Archive: April, 2018

3. Data differences

This is the third in a series of five blogs taking an in-depth look at procurement technology and data. I started by considering the range of procurement technology that is available. In this blog I compare data generated by procurement systems and social media.

It seems not a week goes by without another revelation about the use of data. The latest story to hit the headlines is Facebook’s harvesting of personal data. If some of the research is to be believed, “it just takes 150 Facebook likes for psychometrics software such as Cambridge Analytica to know your needs, fears and hopes better than your parents do, and just over 300 likes for such software to know you better than you know yourself.”

And yet everyone in procurement seems to be frustrated by the lack of the good quality spend data and the way it’s presented. This frustration seems to be felt most acutely in organisations that have invested heavily in enterprise resource planning (ERP) software.

So why does personal data appear to be having a much greater impact than spend data? Are Google and Facebook better at handling big data than SAP and Oracle? Or did large organisations realise the value of data a long time ago and consumers and governments are playing catch up with regulations like GDPR?

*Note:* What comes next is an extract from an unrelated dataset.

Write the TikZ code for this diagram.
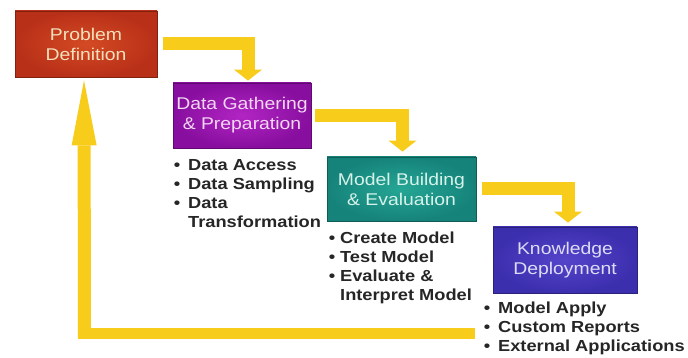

I think there are a number of reasons: the availability of data, the quality standards applied and the way in which it is used.

Personal data is gathered from a variety of sources: search engines like Google, websites like Amazon, and location based services like Garmin. As more devices like fridges are connected to the internet, even more data will become available. Spend data, however, is only created when transactions are made in ERP systems. These rely on accurate master data on users, suppliers and contracts and high levels of compliance to processes and controls.

When researching this blog I was surprised to learn that “most marketing data is between 10% and 20% accurate.”. Without doubt, Facebook and Google’s data is a lot more accurate but it hard to get concrete evidence, for example, there are claims that Facebook’s gender data is 99% accurate. This figure comes with a caveat that there is “a bot problem”. So is it 99% accurate or not? From a personal perspective, I’m occasionally surprised at the accuracy of online ads but more often bemused at how they ended up in my feed.

I cannot imagine sitting in front of a CFO trying to explain that only a fifth of the spend data presented was correct. Furthermore, I’d expect suppliers responding to a tender to build in a significant risk premium to their pricing. I’m not saying that spend data is perfect. Even investing a lot of time improving the quality of spend data, I often apply Pareto’s principle, that is, 80% of the effect comes from 20% or the cause. But spend data has to give a reasonably accurate picture because budgets and savings targets are often based on it.

Big data has changed much in the world of advertising but John Wanamaker (1838-1922) quote still seems holds some truth: “Half the money I spend on advertising is wasted; the trouble is I don’t know which half”. Big data has also changed much in the world of procurement but for most organisations big improvements are still required. It seems we all face the same challenge but have different ways to tackle it.